■ YOUR OBJECTIVE: Output the first line of the listing and each line after it, up to and including the line that contains "- 11).attr('fill', '#111');", exactly as written, minus the pictures.

■ SUPPLIED MATERIAL:
------------------------------------------------------------

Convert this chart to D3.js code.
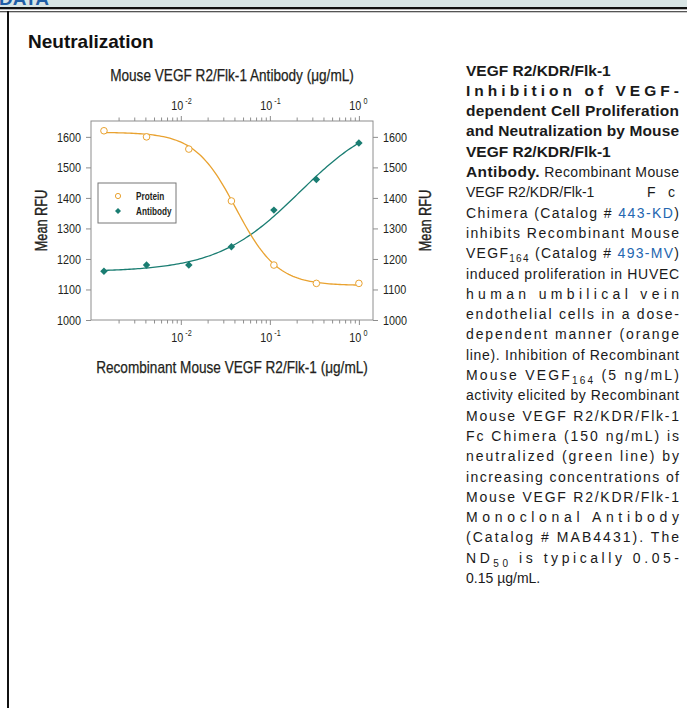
<!DOCTYPE html>
<html>
<head>
<meta charset="utf-8">
<title>neutralization</title>
<style>
	body { margin: 0; background: #fff; }
	.chart text {
		font-family: "Liberation Sans", Arial, sans-serif;
		fill: #231f20;
	}
	.desc {
		font-family: "Liberation Sans", Arial, sans-serif;
		font-size: 14px;
		fill: #1a1a1a;
	}
</style>
<script src="https://d3js.org/d3.v7.min.js"></script>
</head>
<body>
<script type="text/javascript">
	// concentrations (ug/mL), 1:3 dilution series
	var concentrations = [0.00137, 0.00412, 0.0123, 0.037, 0.111, 0.333, 1];
	var proteinRFU = [1620, 1600, 1560, 1390, 1180, 1120, 1120];
	var antibodyRFU = [1160, 1180, 1180, 1240, 1360, 1460, 1580];
	// fitted 4PL curves: [bottom, top, EC50, hill]
	var proteinFit = [1113, 1615, 0.0419, 1.87];
	var antibodyFit = [1158, 1680, 0.216, 0.94];
	var yTicks = [1000, 1100, 1200, 1300, 1400, 1500, 1600];
	var xLabels = ['-2', '-1', '0'];
	var seriesNames = ['Protein', 'Antibody'];

	var width = 687, height = 708;
	var plotLeft = 91, plotRight = 373, plotTop = 121, plotBottom = 320;
	var orange = '#e9a230', teal = '#1a7d72', axisGrey = '#8e8e8e';

	var svg = d3.select('body').append('svg')
		.attr('width', width)
		.attr('height', height);

	// squeeze a text horizontally (the original uses a condensed face)
	function narrow(sel, k) {
		sel.each(function () {
			var w = this.getComputedTextLength();
			d3.select(this).attr('textLength', w * k).attr('lengthAdjust', 'spacingAndGlyphs');
		});
	}

	// page header band and frame
	svg.append('rect').attr('width', width).attr('height', 7).attr('fill', '#d8e5e5');
	svg.append('text').attr('x', -1).attr('y', 4.5)
		.style('font', 'bold 19px "Liberation Sans", Arial, sans-serif')
		.attr('fill', '#1f5ea6').text('DATA');
	svg.append('rect').attr('y', 7).attr('width', width).attr('height', 2.3).attr('fill', '#111');
	svg.append('rect').attr('y', 11).attr('width', width).attr('height', 1.3).attr('fill', '#555');
	svg.append('rect').attr('x', 7).attr('y', 11).attr('width', 2).attr('height', height - 11).attr('fill', '#111');

	svg.append('text').attr('x', 28).attr('y', 48)
		.style('font', 'bold 19px "Liberation Sans", Arial, sans-serif')
		.attr('fill', '#111').text('Neutralization');

	// ---- chart ----
	var chart = svg.append('g').attr('class', 'chart');

	var x = d3.scaleLog().domain([0.00098, 1.44]).range([plotLeft, plotRight]);
	var y = d3.scaleLinear().domain([1000, 1652]).range([plotBottom, plotTop]);

	var xTickVals = x.ticks().filter(function (v) { return v > 0.0011; });
	function isMajor(v) {
		var l = Math.log10(v);
		return Math.abs(l - Math.round(l)) < 1e-6;
	}
	var majors = xTickVals.filter(isMajor);

	function styleAxis(g) {
		g.select('.domain').remove();
		g.selectAll('.tick line').attr('stroke', axisGrey);
		g.selectAll('.tick text').style('font-size', '13.5px').attr('fill', '#231f20')
			.call(narrow, 0.8);
	}

	// bottom axis
	var gb = chart.append('g').attr('transform', 'translate(0,' + plotBottom + ')')
		.call(d3.axisBottom(x).tickValues(xTickVals).tickSize(4))
		.call(styleAxis);
	gb.selectAll('.tick text').remove();
	gb.selectAll('.tick line').attr('y2', function (d) { return isMajor(d) ? 5 : 3.5; });

	// top axis
	var gt = chart.append('g').attr('transform', 'translate(0,' + plotTop + ')')
		.call(d3.axisTop(x).tickValues(xTickVals).tickSize(4))
		.call(styleAxis);
	gt.selectAll('.tick text').remove();
	gt.selectAll('.tick line').attr('y2', function (d) { return isMajor(d) ? -5 : -3.5; });

	// power-of-ten labels: base and exponent as separate texts
	function powerLabels(yPos) {
		chart.selectAll(null).data(majors).enter().append('text')
			.attr('x', function (d) { return x(d) + 2.5; })
			.attr('y', yPos)
			.attr('text-anchor', 'end')
			.style('font-size', '13.5px')
			.text('10')
			.call(narrow, 0.8);
		chart.selectAll(null).data(majors).enter().append('text')
			.attr('x', function (d) { return x(d) + 4.5; })
			.attr('y', yPos - 6)
			.style('font-size', '8.5px')
			.text(function (d, i) { return xLabels[i]; })
			.call(narrow, 0.85);
	}
	powerLabels(342);
	powerLabels(110);

	// left / right axes
	chart.append('g').attr('transform', 'translate(' + plotLeft + ',0)')
		.call(d3.axisLeft(y).tickValues(yTicks).tickFormat(d3.format('d')).tickSize(5).tickPadding(5))
		.call(styleAxis);
	chart.append('g').attr('transform', 'translate(' + plotRight + ',0)')
		.call(d3.axisRight(y).tickValues(yTicks).tickFormat(d3.format('d')).tickSize(5).tickPadding(5))
		.call(styleAxis);

	// plot frame
	chart.append('rect')
		.attr('x', plotLeft).attr('y', plotTop)
		.attr('width', plotRight - plotLeft).attr('height', plotBottom - plotTop)
		.attr('fill', 'none').attr('stroke', axisGrey).attr('stroke-width', 1);

	// titles
	chart.append('text').attr('x', (plotLeft + plotRight) / 2).attr('y', 81)
		.attr('text-anchor', 'middle').style('font-size', '17px')
		.style('stroke', '#231f20').style('stroke-width', 0.25)
		.text('Mouse VEGF R2/Flk-1 Antibody (\u03bcg/mL)')
		.call(narrow, 0.8);
	chart.append('text').attr('x', (plotLeft + plotRight) / 2).attr('y', 373)
		.attr('text-anchor', 'middle').style('font-size', '17px')
		.style('stroke', '#231f20').style('stroke-width', 0.25)
		.text('Recombinant Mouse VEGF R2/Flk-1 (\u03bcg/mL)')
		.call(narrow, 0.8);
	[46.5, 430.5].forEach(function (lx) {
		chart.append('text')
			.attr('transform', 'translate(' + lx + ',' + (plotTop + plotBottom) / 2 + ') rotate(-90)')
			.attr('text-anchor', 'middle').style('font-size', '17px')
			.style('stroke', '#231f20').style('stroke-width', 0.4)
			.text('Mean RFU')
			.call(narrow, 0.75);
	});

	// fitted curves
	function fit(p, rising) {
		return function (c) {
			var r = rising ? Math.pow(p[2] / c, p[3]) : Math.pow(c / p[2], p[3]);
			return p[0] + (p[1] - p[0]) / (1 + r);
		};
	}
	var lo = Math.log10(concentrations[0]), hi = Math.log10(concentrations[concentrations.length - 1]);
	var fitX = d3.range(0, 121).map(function (i) { return Math.pow(10, lo + (hi - lo) * i / 120); });
	var line = d3.line()
		.x(function (d) { return x(d[0]); })
		.y(function (d) { return y(d[1]); });

	var pf = fit(proteinFit, false), af = fit(antibodyFit, true);
	chart.append('path')
		.attr('d', line(fitX.map(function (c) { return [c, af(c)]; })))
		.attr('fill', 'none').attr('stroke', teal).attr('stroke-width', 1.3);
	chart.append('path')
		.attr('d', line(fitX.map(function (c) { return [c, pf(c)]; })))
		.attr('fill', 'none').attr('stroke', orange).attr('stroke-width', 1.3);

	// markers
	chart.selectAll('circle.protein')
		.data(concentrations).enter().append('circle')
		.attr('class', 'protein')
		.attr('cx', function (d) { return x(d); })
		.attr('cy', function (d, i) { return y(proteinRFU[i]); })
		.attr('r', 3.3)
		.attr('fill', '#fff').attr('stroke', orange).attr('stroke-width', 1);

	var diamond = d3.symbol().type(d3.symbolSquare).size(28);
	chart.selectAll('path.antibody')
		.data(concentrations).enter().append('path')
		.attr('class', 'antibody')
		.attr('d', diamond)
		.attr('transform', function (d, i) {
			return 'translate(' + x(d) + ',' + y(antibodyRFU[i]) + ') rotate(45)';
		})
		.attr('fill', teal);

	// legend
	var legend = chart.append('g');
	legend.append('rect').attr('x', 98).attr('y', 183).attr('width', 78).attr('height', 40)
		.attr('fill', '#fff').attr('stroke', '#777').attr('stroke-width', 1);
	var rows = legend.selectAll('g.row').data(seriesNames).enter().append('g')
		.attr('transform', function (d, i) { return 'translate(118,' + (196 + i * 15) + ')'; });
	rows.append('text').attr('x', 18).attr('y', 3.5)
		.style('font-size', '10.5px').style('font-weight', 'bold')
		.text(function (d) { return d; })
		.call(narrow, 0.78);
	rows.filter(function (d, i) { return i === 0; }).append('circle')
		.attr('r', 2.6).attr('fill', '#fff').attr('stroke', orange);
	rows.filter(function (d, i) { return i === 1; }).append('path')
		.attr('d', d3.symbol().type(d3.symbolSquare).size(18))
		.attr('transform', 'rotate(45)').attr('fill', teal);

	// ---- description text ----
	var descLines = [
		{ s: [{ t: 'VEGF R2/KDR/Flk-1', b: 1 }] },
		{ s: [{ t: 'Inhibition of VEGF-', b: 1 }], j: 1 },
		{ s: [{ t: 'dependent Cell Proliferation', b: 1 }], j: 1 },
		{ s: [{ t: 'and Neutralization by Mouse', b: 1 }], j: 1 },
		{ s: [{ t: 'VEGF R2/KDR/Flk-1', b: 1 }] },
		{ s: [{ t: 'Antibody.', b: 1 }, { t: ' Recombinant Mouse' }], j: 1 },
		{ s: [{ t: 'VEGF R2/KDR/Flk-1' }, { t: 'F', x: 647 }, { t: 'c', x: 668 }] },
		{ s: [{ t: 'Chimera (Catalog # ' }, { t: '443-KD', a: 1 }, { t: ')' }], j: 1 },
		{ s: [{ t: 'inhibits Recombinant Mouse' }], j: 1 },
		{ s: [{ t: 'VEGF' }, { t: '164', sub: 1 }, { t: ' (Catalog # ' }, { t: '493-MV', a: 1 }, { t: ')' }], j: 1 },
		{ s: [{ t: 'induced proliferation in HUVEC' }], j: 1 },
		{ s: [{ t: 'human umbilical vein' }], j: 1 },
		{ s: [{ t: 'endothelial cells in a dose-' }], j: 1 },
		{ s: [{ t: 'dependent manner (orange' }], j: 1 },
		{ s: [{ t: 'line). Inhibition of Recombinant' }], j: 1 },
		{ s: [{ t: 'Mouse VEGF' }, { t: '164', sub: 1 }, { t: ' (5 ng/mL)' }], j: 1 },
		{ s: [{ t: 'activity elicited by Recombinant' }], j: 1 },
		{ s: [{ t: 'Mouse VEGF R2/KDR/Flk-1' }], j: 1 },
		{ s: [{ t: 'Fc Chimera (150 ng/mL) is' }], j: 1 },
		{ s: [{ t: 'neutralized (green line) by' }], j: 1 },
		{ s: [{ t: 'increasing concentrations of' }], j: 1 },
		{ s: [{ t: 'Mouse VEGF R2/KDR/Flk-1' }], j: 1 },
		{ s: [{ t: 'Monoclonal Antibody' }], j: 1 },
		{ s: [{ t: '(Catalog # MAB4431). The' }], j: 1 },
		{ s: [{ t: 'ND' }, { t: '50', sub: 1 }, { t: ' is typically 0.05-' }], j: 1 },
		{ s: [{ t: '0.15 \u00b5g/mL.' }] }
	];
	var descX = 466, descW = 213, descTop = 75.5, descStep = 20.3;

	descLines.forEach(function (ln, i) {
		var t = svg.append('text').attr('class', 'desc')
			.attr('x', descX).attr('y', descTop + i * descStep);
		if (ln.j) t.attr('textLength', descW).attr('lengthAdjust', 'spacing');
		var shifted = false;
		ln.s.forEach(function (seg) {
			var ts = t.append('tspan').text(seg.t);
			if (seg.b) ts.style('font-weight', 'bold').style('font-size', '15.5px');
			if (seg.a) ts.attr('fill', '#2466b0');
			if (seg.x) ts.attr('x', seg.x);
			if (seg.sub) {
				ts.attr('dy', 4).style('font-size', '10px');
				shifted = true;
			} else if (shifted) {
				ts.attr('dy', -4);
				shifted = false;
			}
		});
	});
</script>
</body>
</html>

------------------------------------------------------------

■ ANSWER TO THIS EXERCISE:
Convert this chart to D3.js code.
<!DOCTYPE html>
<html>
<head>
<meta charset="utf-8">
<title>neutralization</title>
<style>
	body { margin: 0; background: #fff; }
	.chart text {
		font-family: "Liberation Sans", Arial, sans-serif;
		fill: #231f20;
	}
	.desc {
		font-family: "Liberation Sans", Arial, sans-serif;
		font-size: 14px;
		fill: #1a1a1a;
	}
</style>
<script src="https://d3js.org/d3.v7.min.js"></script>
</head>
<body>
<script type="text/javascript">
	// concentrations (ug/mL), 1:3 dilution series
	var concentrations = [0.00137, 0.00412, 0.0123, 0.037, 0.111, 0.333, 1];
	var proteinRFU = [1620, 1600, 1560, 1390, 1180, 1120, 1120];
	var antibodyRFU = [1160, 1180, 1180, 1240, 1360, 1460, 1580];
	// fitted 4PL curves: [bottom, top, EC50, hill]
	var proteinFit = [1113, 1615, 0.0419, 1.87];
	var antibodyFit = [1158, 1680, 0.216, 0.94];
	var yTicks = [1000, 1100, 1200, 1300, 1400, 1500, 1600];
	var xLabels = ['-2', '-1', '0'];
	var seriesNames = ['Protein', 'Antibody'];

	var width = 687, height = 708;
	var plotLeft = 91, plotRight = 373, plotTop = 121, plotBottom = 320;
	var orange = '#e9a230', teal = '#1a7d72', axisGrey = '#8e8e8e';

	var svg = d3.select('body').append('svg')
		.attr('width', width)
		.attr('height', height);

	// squeeze a text horizontally (the original uses a condensed face)
	function narrow(sel, k) {
		sel.each(function () {
			var w = this.getComputedTextLength();
			d3.select(this).attr('textLength', w * k).attr('lengthAdjust', 'spacingAndGlyphs');
		});
	}

	// page header band and frame
	svg.append('rect').attr('width', width).attr('height', 7).attr('fill', '#d8e5e5');
	svg.append('text').attr('x', -1).attr('y', 4.5)
		.style('font', 'bold 19px "Liberation Sans", Arial, sans-serif')
		.attr('fill', '#1f5ea6').text('DATA');
	svg.append('rect').attr('y', 7).attr('width', width).attr('height', 2.3).attr('fill', '#111');
	svg.append('rect').attr('y', 11).attr('width', width).attr('height', 1.3).attr('fill', '#555');
	svg.append('rect').attr('x', 7).attr('y', 11).attr('width', 2).attr('height', height - 11).attr('fill', '#111');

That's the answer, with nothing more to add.